Sunatullah yang dimaksud oleh Buya Hamka merupakan, satu pengecualian bahwa, se berat apapun persoalan yang kamu hadapi, maka akan datang saatnya kemudahan tersebut. karena itulah sunatullah (ketetapan) dari Allah. Inilah yang dimaksud juga sebagai scenario Allah yang menajdikan tolak ukur Allah untuk melihat hambanya sejauh mana ia mampu istiqomah. Namun yang menjadi penting dalam persoalan kehidupan manusia ini ialah Ketika manusia telah sering merasakan kesukaran hidup, kesulitasn, kesempitan dan sebagainya akan membuat manusia menjadi bertambah cerdas dalam menghadapi kehidupan dan mnejadikan kehidupan manusia menjadi dinamis.
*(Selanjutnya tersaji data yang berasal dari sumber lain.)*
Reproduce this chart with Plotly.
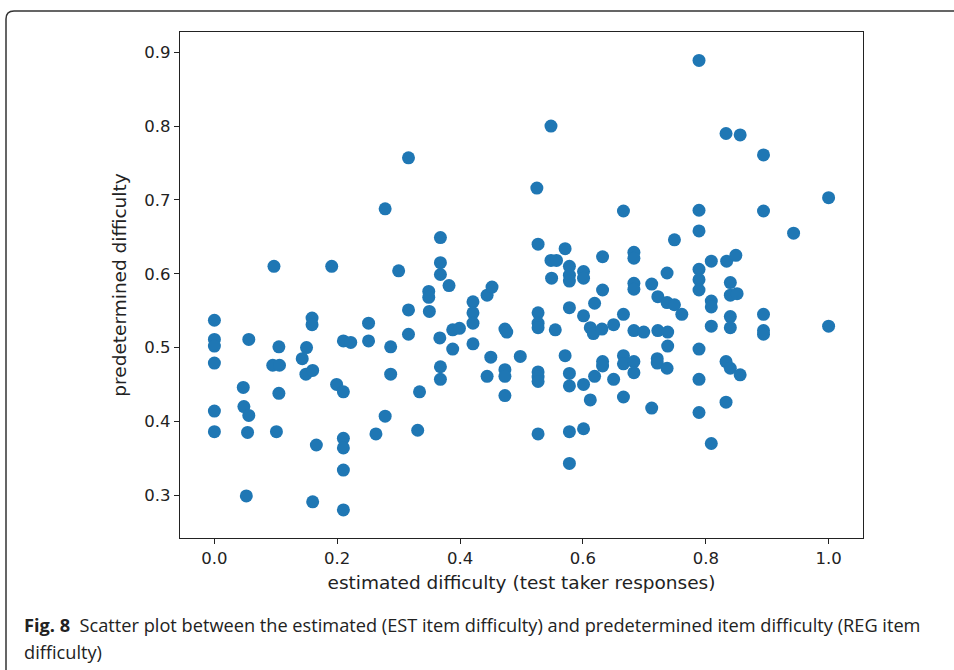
import plotly.graph_objects as go

est = [0.0, 0.0, 0.0, 0.0, 0.0, 0.0, 0.047, 0.048, 0.056, 0.054, 0.052, 0.056,
       0.097, 0.095, 0.106, 0.105, 0.105, 0.101, 0.150, 0.143, 0.149, 0.160, 0.159, 0.159,
       0.166, 0.160, 0.191, 0.199, 0.210, 0.210, 0.222, 0.210, 0.210, 0.210, 0.210,
       0.251, 0.251, 0.263, 0.278, 0.287, 0.287, 0.316, 0.316, 0.334, 0.331, 0.300,
       0.278, 0.316, 0.368, 0.368, 0.368, 0.382, 0.349, 0.349, 0.350, 0.367, 0.388,
       0.399, 0.388, 0.421, 0.421, 0.421, 0.421, 0.444, 0.452, 0.368, 0.368, 0.450,
       0.444, 0.473, 0.476, 0.473, 0.473, 0.473, 0.498,
       0.789, 0.548, 0.833, 0.856, 0.894, 0.525, 1.0, 0.666, 0.789, 0.894, 0.789, 0.943,
       0.749, 0.527, 0.571, 0.548, 0.557, 0.578, 0.578, 0.578, 0.601, 0.601, 0.632,
       0.683, 0.683, 0.737, 0.789, 0.789, 0.789, 0.809, 0.834, 0.849, 0.549, 0.632,
       0.619, 0.578, 0.527, 0.527, 0.527, 0.555, 0.601, 0.612, 0.617, 0.631, 0.650,
       0.666, 0.683, 0.683, 0.712, 0.722, 0.737, 0.749, 0.761, 0.683, 0.699, 0.722,
       0.738, 0.738, 0.809, 0.809, 0.809, 0.840, 0.840, 0.851, 0.840, 0.840, 0.894,
       0.894, 0.894, 1.0, 0.789, 0.571, 0.578, 0.578, 0.601, 0.619, 0.612, 0.632,
       0.632, 0.650, 0.666, 0.666, 0.683, 0.683, 0.666, 0.712, 0.721, 0.721, 0.737,
       0.789, 0.789, 0.833, 0.840, 0.856, 0.833, 0.809, 0.527, 0.527, 0.527, 0.527,
       0.578, 0.601, 0.578]

pred = [0.537, 0.511, 0.502, 0.479, 0.414, 0.386, 0.446, 0.420, 0.408, 0.385, 0.299, 0.511,
        0.610, 0.476, 0.476, 0.501, 0.438, 0.386, 0.500, 0.485, 0.464, 0.469, 0.540, 0.531,
        0.368, 0.291, 0.610, 0.450, 0.440, 0.509, 0.507, 0.377, 0.364, 0.334, 0.280,
        0.533, 0.509, 0.383, 0.407, 0.501, 0.464, 0.551, 0.518, 0.440, 0.388, 0.604,
        0.688, 0.757, 0.649, 0.615, 0.599, 0.584, 0.576, 0.568, 0.549, 0.513, 0.524,
        0.526, 0.498, 0.562, 0.547, 0.533, 0.505, 0.571, 0.582, 0.474, 0.457, 0.487,
        0.461, 0.525, 0.521, 0.470, 0.461, 0.435, 0.488,
        0.889, 0.800, 0.790, 0.788, 0.761, 0.716, 0.703, 0.685, 0.686, 0.685, 0.658, 0.655,
        0.646, 0.640, 0.634, 0.618, 0.618, 0.610, 0.598, 0.590, 0.603, 0.594, 0.623,
        0.629, 0.621, 0.601, 0.606, 0.592, 0.578, 0.617, 0.617, 0.625, 0.594, 0.578,
        0.560, 0.554, 0.547, 0.533, 0.527, 0.524, 0.543, 0.527, 0.519, 0.525, 0.531,
        0.545, 0.587, 0.579, 0.586, 0.569, 0.561, 0.558, 0.545, 0.523, 0.521, 0.523,
        0.521, 0.502, 0.563, 0.555, 0.529, 0.588, 0.571, 0.573, 0.542, 0.527, 0.545,
        0.523, 0.518, 0.529, 0.498, 0.489, 0.465, 0.448, 0.450, 0.461, 0.429, 0.481,
        0.475, 0.457, 0.489, 0.478, 0.481, 0.466, 0.433, 0.418, 0.485, 0.479, 0.472,
        0.457, 0.412, 0.481, 0.472, 0.463, 0.426, 0.370, 0.467, 0.460, 0.454, 0.383,
        0.386, 0.390, 0.343]

x_ticks = [0.0, 0.2, 0.4, 0.6, 0.8, 1.0]
y_ticks = [0.3, 0.4, 0.5, 0.6, 0.7, 0.8, 0.9]
x_title = "estimated difficulty (test taker responses)"
y_title = "predetermined difficulty"
caption1 = "<b>Fig. 8</b>  Scatter plot between the estimated (EST item difficulty) and predetermined item difficulty (REG item"
caption2 = "difficulty)"

W, H = 954, 670
L, R, T, B = 180, 91, 32, 132
pw, ph = W - L - R, H - T - B

def px(x):
    return (x - L) / pw

def py(y):
    return (H - B - y) / ph

fig = go.Figure()
fig.add_trace(go.Scatter(x=est, y=pred, mode="markers",
                         marker=dict(color="#1f77b4", size=13, line=dict(width=0)),
                         hoverinfo="skip"))

axis_common = dict(showgrid=False, zeroline=False, showline=True, linecolor="#222",
                   linewidth=1.3, mirror=True, ticks="outside", ticklen=5, tickwidth=1.2,
                   tickcolor="#222", tickfont=dict(family="DejaVu Sans", size=16.5, color="#222"))

fig.update_layout(
    width=W, height=H,
    margin=dict(l=L, r=R, t=T, b=B),
    paper_bgcolor="white", plot_bgcolor="white",
    showlegend=False,
    xaxis=dict(range=[-0.056, 1.056], tickvals=x_ticks, tickformat=".1f",
               title=dict(text=x_title, font=dict(family="DejaVu Sans", size=18.5, color="#222"), standoff=9),
               **axis_common),
    yaxis=dict(range=[0.242, 0.9275], tickvals=y_ticks, tickformat=".1f",
               title=dict(text=y_title, font=dict(family="DejaVu Sans", size=18.5, color="#222"), standoff=12),
               **axis_common),
)

# figure frame (journal box): left + top edges with rounded corner
x0 = px(6); yt = py(11); yb = py(672); x1 = px(956)
rx = 8 / pw; ry = 8 / ph
fig.add_shape(type="path", xref="paper", yref="paper",
              path=f"M {x0},{yb} L {x0},{yt - ry} Q {x0},{yt} {x0 + rx},{yt} L {x1},{yt}",
              line=dict(color="#333", width=1.5))

fig.add_annotation(xref="paper", yref="paper", x=px(22), y=py(625), xanchor="left", yanchor="middle",
                   text=caption1, showarrow=False, align="left",
                   font=dict(family="Open Sans", size=18.2, color="#222"))
fig.add_annotation(xref="paper", yref="paper", x=px(22), y=py(652), xanchor="left", yanchor="middle",
                   text=caption2, showarrow=False, align="left",
                   font=dict(family="Open Sans", size=18.2, color="#222"))

fig.write_html("out.html")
Buya Hamka kemudian memberikan penegasan kepada umat manusia khususnya kaum muslimin bahwa untuk menghadapi seluruh persoalan itu di butuhkan iman yang tinggi dipupuk di dalam jiwa manusia. justru lemah iman akan membuat kita terjadi ditengah jalan sebelum pada akhirya kita sampai di garis finis yang telah ditentukan.
Olehnya itu, setiap manusia harus memiliki kesadaran individu dan kolektif untuk dikembangkan. Kesadaran individu akan mengantarkan manusia kepada kesadaran akan rasa saling menyanyangi satu sama lain. Setelahnya akan timbul kesadaran kolektif untuk menumbuhkan kehidupan yang mengembirakan.